Monday, March 9, 2009

resettling

whenever I return from an adventure I have to gradually transition myself back into everyday life.
I had a grand adventure this past weekend, and will write about it soon, but today I am choosing to write about the grand transition back into "normalhood."

normalhood: the activities, behaviors, and attitudes that make up my typical, daily life.

which, today, included:
lots of laundry
feeding children
shuttling children
snacking
feeling some gratitude
answering work phone, cell phone, home phone
making calls on work phone, cell phone, home phone
arriving on time for appointments
shipping orders
snacking
feeling some intensity in my well-used muscles
opening snail mail
checking email, hoping for something fun or profitable
paying bills, completing forms and otherwise creating outgoing mail
loving my kids
taking goods delivered by UPS and business partner and putting them where they belong
putting kid (and my) things where they belong
going to store for milk and veggies

and so on.

what this transition process adds to my normalhood is both tangible (more things to unpack, clean, and put away, a pile-up of mail, email, and phone calls to wade my way through, things like that) and intangible (the mental regrouping).
it's the mental regrouping that I pay more attention to, as it's a fascinating process:
I love to go away, and live an experience that has absolutely nothing to do with normalhood, and a little of that experience always comes home with me, lives with me, and forever tweaks, just a tiny bit, what my normalhood is.

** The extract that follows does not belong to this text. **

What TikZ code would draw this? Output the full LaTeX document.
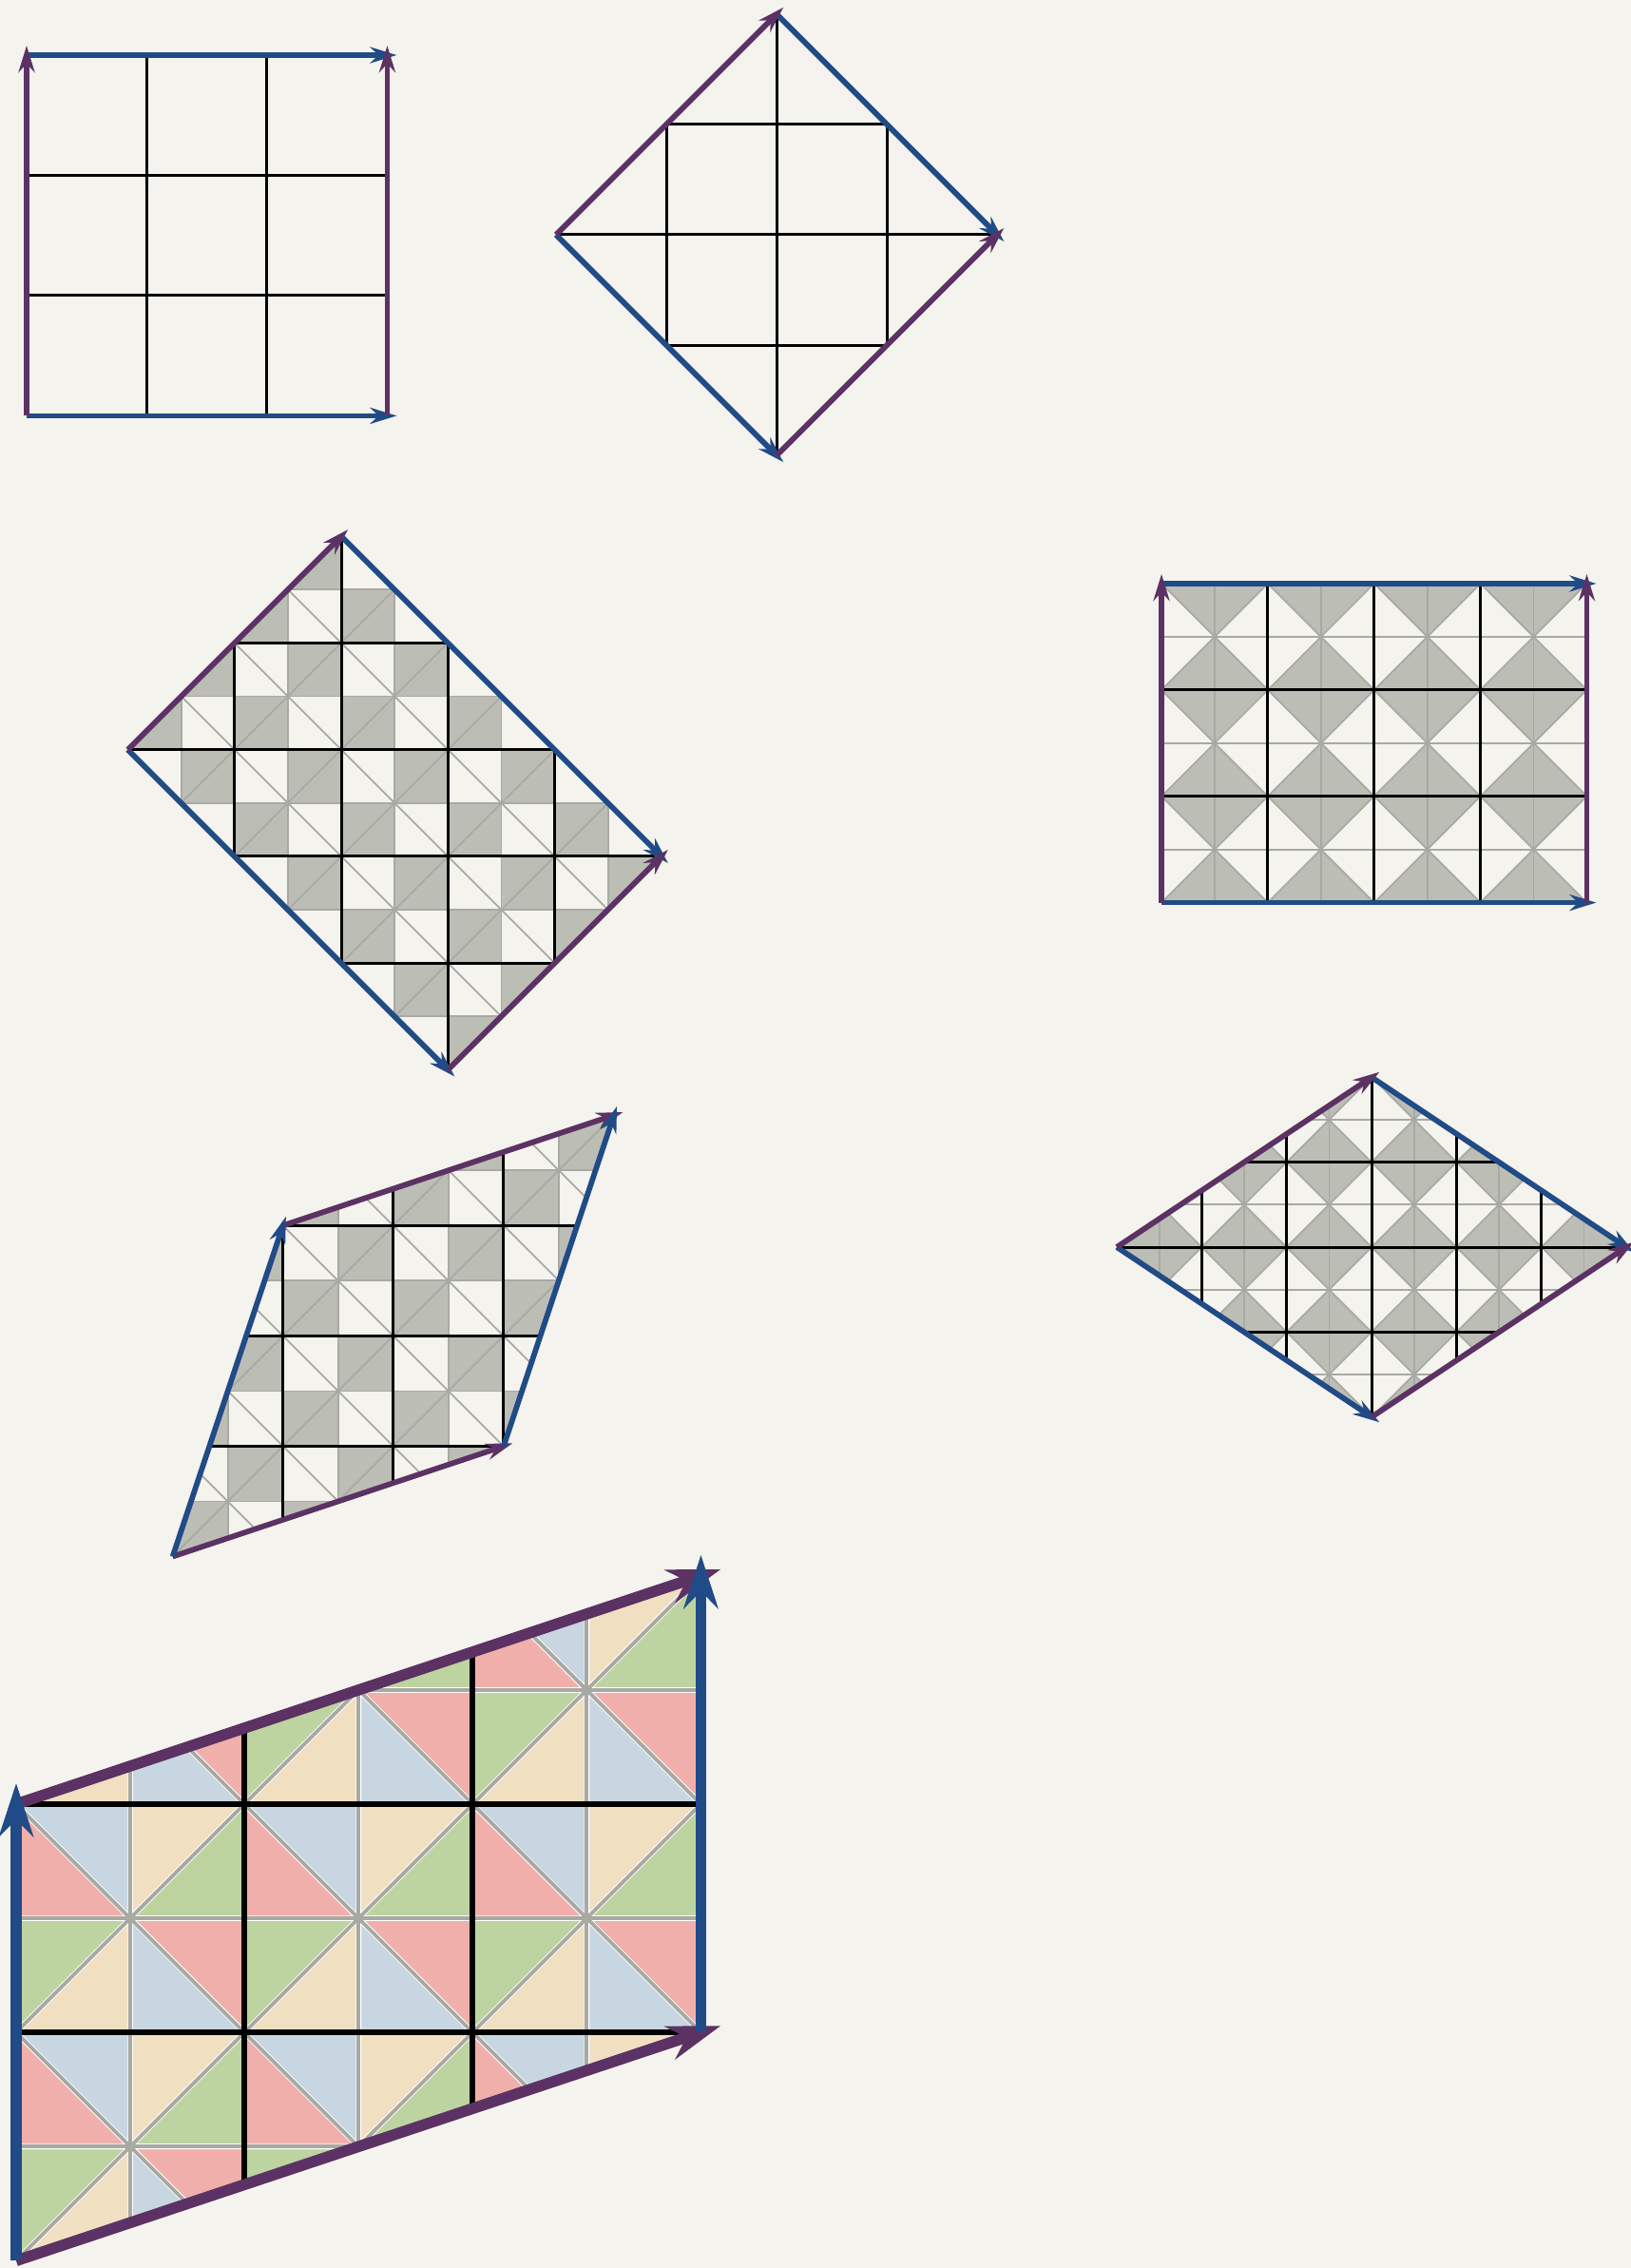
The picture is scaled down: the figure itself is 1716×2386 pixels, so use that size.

when I was away this past weekend I existed without a single aspect of this everyday life I lead. this, of course, is the draw and pull of vacationing. this daily life of mine ceased to exist for 48 amazing hours.
and although some of life hit me in the face within 2 minutes of pulling in my driveway, I am still carrying some of the joy and energy of my weekend experience, with tempers the severity of the returning-to-normalhood shock.

only 92 percent of me is here.
the rest is still on a ridge in the uintahs, looking out over peaks and valleys, the sky above me deep indigo and speckled with the brightest stars I've ever seen, a glorious creamy moon shining across the hills and sparking snow crystals all around me.

maybe 94 percent of me will be here tomorrow, and I'll gradually work my way up to being fully here. but my cells will hold the experience for me, and there will always be a little bit of that ridge within my skin and in the fabric of my soul.